STATED EXERCISE: Give the number of lines that contain the string "chart", and nothing else.

>>>>>

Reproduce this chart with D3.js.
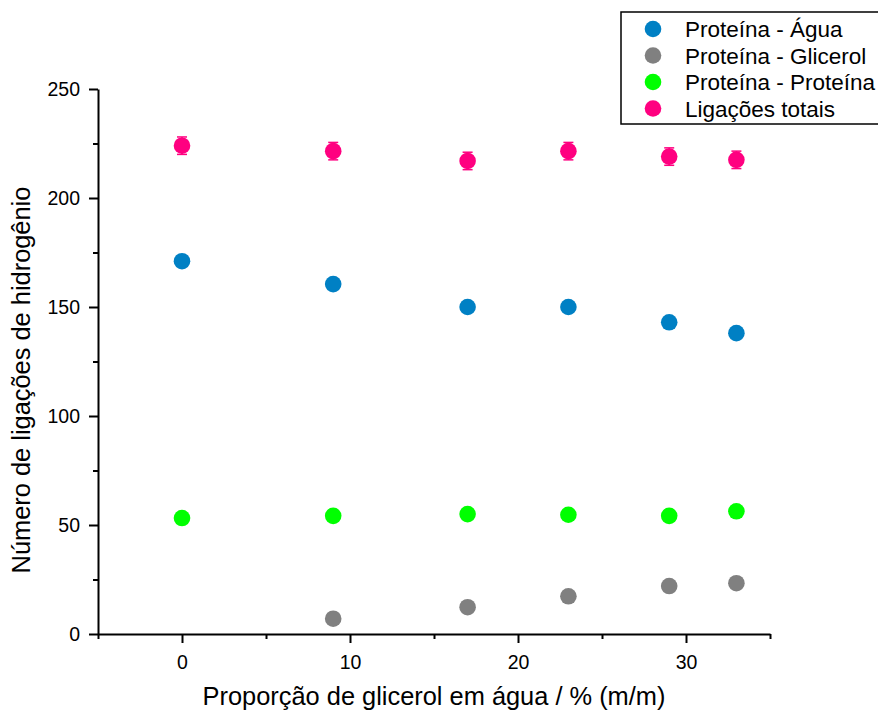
<!DOCTYPE html>
<html>
<head>
<meta charset="utf-8">
<script src="https://cdn.jsdelivr.net/npm/d3@7"></script>
<style>
  html, body { margin: 0; padding: 0; background: #fff; }
  svg { display: block; font-family: "Liberation Sans", Arial, sans-serif; }
</style>
</head>
<body>
<svg id="chart" width="878" height="711"></svg>
<script>
// ---- data ----
const xValues = [0, 9, 17, 23, 29, 33];
const seriesNames = ["Proteína - Água", "Proteína - Glicerol", "Proteína - Proteína", "Ligações totais"];
const seriesColors = ["#0080c4", "#808080", "#00ff00", "#ff0080"];
const aguaValues = [171, 160.5, 150, 150, 143, 138];
const aguaErrors = [1.5, 1.5, 1.5, 1.5, 1.5, 1.5];
const glicerolX = [9, 17, 23, 29, 33];
const glicerolValues = [7, 12.3, 17.3, 22, 23.3];
const glicerolErrors = [1, 1, 1, 1, 1];
const proteinaValues = [53.2, 54.2, 55, 54.7, 54.2, 56.3];
const proteinaErrors = [1.5, 1.5, 1.5, 1.5, 1.5, 1.5];
const totaisValues = [224, 221.5, 217, 221.5, 219, 217.5];
const totaisErrors = [4, 4, 4, 4, 4, 4];
const xMajorTicks = [0, 10, 20, 30];
const xMinorTicks = [-5, 5, 15, 25, 35];
const yMajorTicks = [0, 50, 100, 150, 200, 250];
const yMinorTicks = [25, 75, 125, 175, 225];
const xTitle = "Proporção de glicerol em água / % (m/m)";
const yTitle = "Número de ligações de hidrogênio";

const series = [
  { name: seriesNames[0], color: seriesColors[0], xs: xValues, ys: aguaValues, errs: aguaErrors },
  { name: seriesNames[1], color: seriesColors[1], xs: glicerolX, ys: glicerolValues, errs: glicerolErrors },
  { name: seriesNames[2], color: seriesColors[2], xs: xValues, ys: proteinaValues, errs: proteinaErrors },
  { name: seriesNames[3], color: seriesColors[3], xs: xValues, ys: totaisValues, errs: totaisErrors }
];

// ---- layout ----
const plot = { left: 98, right: 770, top: 89, bottom: 634 };
const svg = d3.select("#chart");

const x = d3.scaleLinear().domain([-5, 35]).range([plot.left, plot.right]);
const y = d3.scaleLinear().domain([0, 250]).range([plot.bottom, plot.top]);

// minor ticks
svg.append("g")
  .attr("transform", `translate(0,${plot.bottom})`)
  .call(d3.axisBottom(x).tickValues(xMinorTicks).tickSize(5).tickFormat(""))
  .call(g => g.select(".domain").remove())
  .call(g => g.selectAll("line").attr("stroke", "#000").attr("stroke-width", 2));
svg.append("g")
  .attr("transform", `translate(${plot.left},0)`)
  .call(d3.axisLeft(y).tickValues(yMinorTicks).tickSize(5).tickFormat(""))
  .call(g => g.select(".domain").remove())
  .call(g => g.selectAll("line").attr("stroke", "#000").attr("stroke-width", 2));

// major axes
const xAxis = svg.append("g")
  .attr("transform", `translate(0,${plot.bottom})`)
  .call(d3.axisBottom(x).tickValues(xMajorTicks).tickSize(9).tickPadding(12).tickSizeOuter(0).tickFormat(d3.format("d")));
const yAxis = svg.append("g")
  .attr("transform", `translate(${plot.left},0)`)
  .call(d3.axisLeft(y).tickValues(yMajorTicks).tickSize(9).tickPadding(9).tickSizeOuter(0).tickFormat(d3.format("d")));

[xAxis, yAxis].forEach(g => {
  g.select(".domain").attr("stroke", "#000").attr("stroke-width", 2);
  g.selectAll(".tick line").attr("stroke", "#000").attr("stroke-width", 2);
  g.selectAll(".tick text").attr("fill", "#000").style("font-size", "19.5px")
    .style("font-family", "'Liberation Sans', Arial, sans-serif");
});

// axis titles
svg.append("text")
  .attr("x", (plot.left + plot.right) / 2)
  .attr("y", 705)
  .attr("text-anchor", "middle")
  .style("font-size", "25.4px")
  .text(xTitle);
svg.append("text")
  .attr("transform", `translate(30,380) rotate(-90)`)
  .attr("text-anchor", "middle")
  .style("font-size", "25.4px")
  .text(yTitle);

// error bars + points
const r = 8.3;
series.forEach(s => {
  const g = svg.append("g");
  const pts = s.xs.map((xv, i) => ({ x: xv, y: s.ys[i], e: s.errs[i] }));
  const eb = g.selectAll(".eb").data(pts).enter().append("g").attr("stroke", s.color).attr("stroke-width", 1.5);
  eb.append("line").attr("x1", d => x(d.x)).attr("x2", d => x(d.x)).attr("y1", d => y(d.y - d.e)).attr("y2", d => y(d.y + d.e));
  eb.append("line").attr("x1", d => x(d.x) - 5).attr("x2", d => x(d.x) + 5).attr("y1", d => y(d.y - d.e)).attr("y2", d => y(d.y - d.e));
  eb.append("line").attr("x1", d => x(d.x) - 5).attr("x2", d => x(d.x) + 5).attr("y1", d => y(d.y + d.e)).attr("y2", d => y(d.y + d.e));
  g.selectAll("circle").data(pts).enter().append("circle")
    .attr("cx", d => x(d.x)).attr("cy", d => y(d.y)).attr("r", r).attr("fill", s.color);
});

// legend
const legend = svg.append("g");
legend.append("rect")
  .attr("x", 621).attr("y", 12).attr("width", 260).attr("height", 112)
  .attr("fill", "#fff").attr("stroke", "#000").attr("stroke-width", 1.5);
series.forEach((s, i) => {
  const cy = 29 + i * 26.5;
  legend.append("circle").attr("cx", 653).attr("cy", cy).attr("r", r).attr("fill", s.color);
  legend.append("text").attr("x", 685).attr("y", cy + 8).style("font-size", "22.5px").text(s.name);
});
</script>
</body>
</html>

<<<<<

THE COMPLETED TASK: 3